Vikram Jeet Batra makes a convincing case for abolition of death penalty in India by referring to the Rome Statute of International Court of Justice which has rejected capital punishment and the sentence of whole life imprisonment without possibility of release even for those found guilty of the gravest and most heinous of offences. However, since the writing of this book, the Criminal Law Amendment Act 2013 has introduced the whole life imprisonment hitherto unknown to the Indian Penal Code. 2
In contrast is the essay on ‘Genocide’ by Priya Pillai who argues for international standards to be introduced within the municipal laws ‘to serve as a deterrent to any future genocidaires’ (p. 377). Similar appeal for incorporation of international laws and standards is found in the second essay by Vahida Nainar on Crimes against Humanity in India. Nainar has analysed the selected situations of Salwa Judum, Nandigram and Gujarat to prove that these were instances from India of crimes against humanity and persecution as defined in the Rome Statute of International Criminal Court and not of mass crimes, mass atrocities, communal violence, sectarian violence or targeted violence (pp. 393 ff). U. C. Jhain in his essay on ICC and the Indian Military Justice System categorically points out that ‘the punishments authorised under the Indian military system justice system are more severe than those under the prevailing civil–criminal justice system or the Rome Statute.’ It is unclear whether these writers are arguing for incorporation of the international definitions of crimes against humanity like genocide, persecution, etc., in the municipal laws along with the prohibition of death penalty and life imprisonment without the possibility of release as contained in the Rome Statute or for merely the definitions while wanting to retain the more severe punishments provided by the municipal laws for less severe offences like murder.

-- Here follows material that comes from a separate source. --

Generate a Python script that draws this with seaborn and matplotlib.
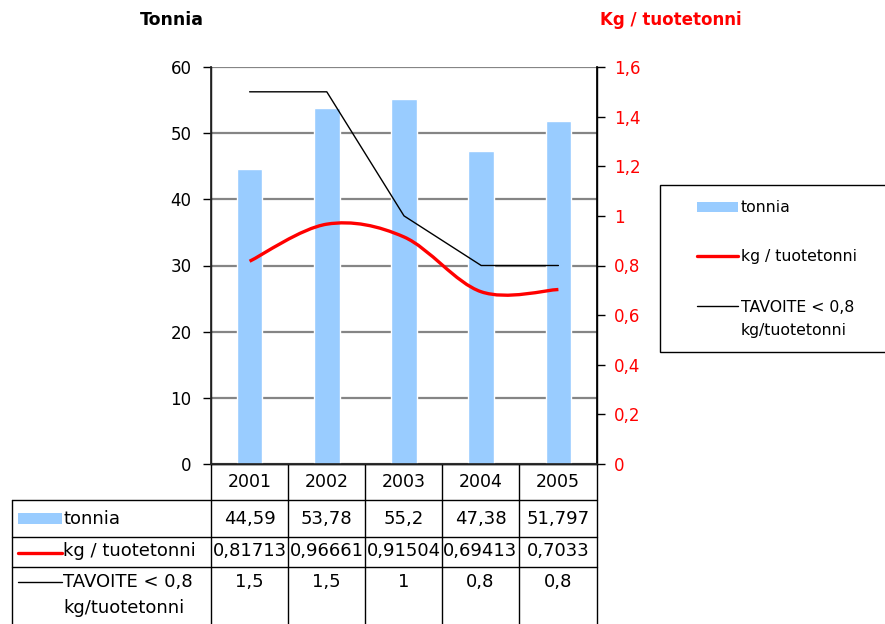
import matplotlib
matplotlib.use("Agg")
import matplotlib.pyplot as plt
import seaborn as sns
import pandas as pd
import numpy as np
from matplotlib.path import Path
from matplotlib.patches import PathPatch

years = ["2001", "2002", "2003", "2004", "2005"]
tonnia = [44.59, 53.78, 55.2, 47.38, 51.797]
kg_per_ton = [0.81713, 0.96661, 0.91504, 0.69413, 0.7033]
tavoite = [1.5, 1.5, 1.0, 0.8, 0.8]
left_ticks = [0, 10, 20, 30, 40, 50, 60]
right_ticks = [0, 0.2, 0.4, 0.6, 0.8, 1.0, 1.2, 1.4, 1.6]

BAR = "#99ccff"
RED = "#ff0000"
FONT = ["DejaVu Sans"]

sns.set_theme(style="white")
plt.rcParams["font.family"] = FONT
plt.rcParams["text.color"] = "black"
plt.rcParams["axes.labelcolor"] = "black"
plt.rcParams["xtick.color"] = "black"
plt.rcParams["ytick.color"] = "black"

W, H = 885, 624
fig = plt.figure(figsize=(W / 100, H / 100), dpi=100)
L, R, T, B = 211, 597, 67, 464
ax = fig.add_axes([L / W, 1 - B / H, (R - L) / W, (B - T) / H])

df = pd.DataFrame({"year": years, "tonnia": tonnia})
sns.barplot(data=df, x="year", y="tonnia", color=BAR, width=0.33, ax=ax,
            saturation=1, zorder=3)
ax.set_xlim(-0.5, 4.5)
ax.set_ylim(0, 60)
ax.set_yticks(left_ticks)
ax.set_yticklabels([str(t) for t in left_ticks], fontsize=12, color="black")
ax.set_xticks([])
ax.set_xlabel("")
ax.set_ylabel("")
ax.yaxis.grid(True, color="#858585", lw=1.6, zorder=0)
ax.set_axisbelow(True)
ax.spines["top"].set_visible(False)
for s in ["left", "bottom", "right"]:
    ax.spines[s].set_color("black")
    ax.spines[s].set_linewidth(1.0)
ax.tick_params(axis="y", direction="out", length=6, width=1, color="black",
               left=True, pad=8)

ax2 = ax.twinx()
ax2.set_ylim(0, 1.6)
ax2.set_yticks(right_ticks)
ax2.set_yticklabels([f"{t:g}".replace(".", ",") for t in right_ticks],
                    fontsize=12, color=RED)
ax2.tick_params(axis="y", direction="out", length=6, width=1, color="black",
                right=True, pad=6)
ax2.spines["top"].set_visible(False)
ax2.spines["right"].set_color("black")
ax2.grid(False)

# black target line
ax2.plot(range(len(years)), tavoite, color="black", lw=1.0, zorder=4)

# smoothed red line (Bezier through the data points)
xs = np.arange(len(years), dtype=float)
ys = np.array(kg_per_ton)
pts = np.column_stack([xs, ys])
verts = [pts[0]]
codes = [Path.MOVETO]
n = len(pts)
for i in range(n - 1):
    p0 = pts[i - 1] if i > 0 else pts[i]
    p1 = pts[i]
    p2 = pts[i + 1]
    p3 = pts[i + 2] if i + 2 < n else pts[i + 1]
    c1 = p1 + (p2 - p0) / 6
    c2 = p2 - (p3 - p1) / 6
    verts += [c1, c2, p2]
    codes += [Path.CURVE4] * 3
ax2.add_patch(PathPatch(Path(verts, codes), facecolor="none", edgecolor=RED,
                        lw=2.4, zorder=5))

# axis titles
fig.text(140 / W, 1 - 20 / H, "Tonnia", fontsize=12.5, fontweight="bold",
         color="black", va="center", ha="left")
fig.text(600 / W, 1 - 20 / H, "Kg / tuotetonni", fontsize=12,
         fontweight="bold", color=RED, va="center", ha="left")

# overlay axes in pixel coordinates for legend and data table
tab = fig.add_axes([0, 0, 1, 1], zorder=-1)
tab.set_xlim(0, W)
tab.set_ylim(H, 0)
tab.axis("off")

# legend box
lfs = 11.3
leg_ax = fig.add_axes([0, 0, 1, 1], zorder=10)
leg_ax.set_xlim(0, W)
leg_ax.set_ylim(H, 0)
leg_ax.axis("off")
leg_ax.add_patch(plt.Rectangle((660, 185), 240, 167, facecolor="white",
                               edgecolor="black", lw=1.0, clip_on=False))
leg_ax.add_patch(plt.Rectangle((697, 202), 41, 10, facecolor=BAR,
                               edgecolor="none"))
leg_ax.text(741, 207, "tonnia", ha="left", va="center", fontsize=lfs)
leg_ax.plot([697, 738], [256, 256], color=RED, lw=2.4)
leg_ax.text(741, 256, "kg / tuotetonni", ha="left", va="center", fontsize=lfs)
leg_ax.plot([697, 738], [306, 306], color="black", lw=1.0)
leg_ax.text(741, 307, "TAVOITE < 0,8", ha="left", va="center", fontsize=lfs)
leg_ax.text(741, 330, "kg/tuotetonni", ha="left", va="center", fontsize=lfs)

# data table
cols = [211, 288, 365, 442, 519, 597]
rows = [464, 500, 537, 567, 640]
lc = dict(color="black", lw=1.0)
for x in cols:
    tab.plot([x, x], [464, 640], **lc)
tab.plot([12, 12], [500, 640], **lc)
tab.plot([211, 597], [464, 464], **lc)
for y in rows[1:4]:
    tab.plot([12, 597], [y, y], **lc)

tfs = 13
centers = [(cols[i] + cols[i + 1]) / 2 for i in range(len(years))]
for c, yr in zip(centers, years):
    tab.text(c, 482, yr, ha="center", va="center", fontsize=12.5)


def fmt(v):
    return f"{v:g}".replace(".", ",")


for c, v in zip(centers, tonnia):
    tab.text(c, 519, fmt(v), ha="center", va="center", fontsize=tfs)
for c, v in zip(centers, kg_per_ton):
    tab.text(c, 551, fmt(v), ha="center", va="center", fontsize=tfs)
for c, v in zip(centers, tavoite):
    tab.text(c, 582, fmt(v), ha="center", va="center", fontsize=tfs)

tab.add_patch(plt.Rectangle((18, 513), 44, 11, facecolor=BAR, edgecolor="none"))
tab.text(63, 519, "tonnia", ha="left", va="center", fontsize=tfs)
tab.plot([18, 62], [553, 553], color=RED, lw=2.4)
tab.text(63, 551, "kg / tuotetonni", ha="left", va="center", fontsize=tfs)
tab.plot([18, 62], [582, 582], color="black", lw=1.0)
tab.text(63, 582, "TAVOITE < 0,8", ha="left", va="center", fontsize=tfs)
tab.text(63, 608, "kg/tuotetonni", ha="left", va="center", fontsize=tfs)

fig.savefig("out.png", dpi=100)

Arvind Narain gives a captivating account of how war on terror has become war of terror across the globe in America’s quest for justice in the wake of the attack on the twin towers in New York in September 2011. In his own words, ‘The essay explores the absence of a link between law and justice and highlights a link between law and vengeance.’ Shruti Bedi in her essay on International Terrorism bemoans the absence of internationally accepted definition of terrorism and its exclusion from the jurisdiction of the International Criminal Court (pp. 429 ff).Vahida Nainar also makes a case for expanding the conceptual definition of torture to include torture by private actors and analyses in details the provisions and conversations around Prevention of Torture Bill 2010 in comparison to UN Convention against Torture. She points out the contrasting provisions of IPC in relation to public servants in the offences of culpable homicide and rape.
Culpable homicide … is not considered murder if the offender being a public servant exceeds his powers and causes death by an act he believes to be lawful and necessary to discharge his duty. Rape on the contrary, when committed in custody, is considered an aggravating circumstance carrying a (sic) heavier punishments ranging from imprisonment of seven years to life imprisonment. (p. 337)
While the point is well made, it may be noted that the minimum imprisonment for custodial rape is 10 years, and not seven years.
In short, the book contains many thought-provoking and well-researched essays seeking better recognition of mass crimes for their severity by well documenting the international developments and documents on the subject pointing out why State and State actors should not be allowed to enjoy immunity and impunity against sever atrocities and crimes committed against ordinary persons.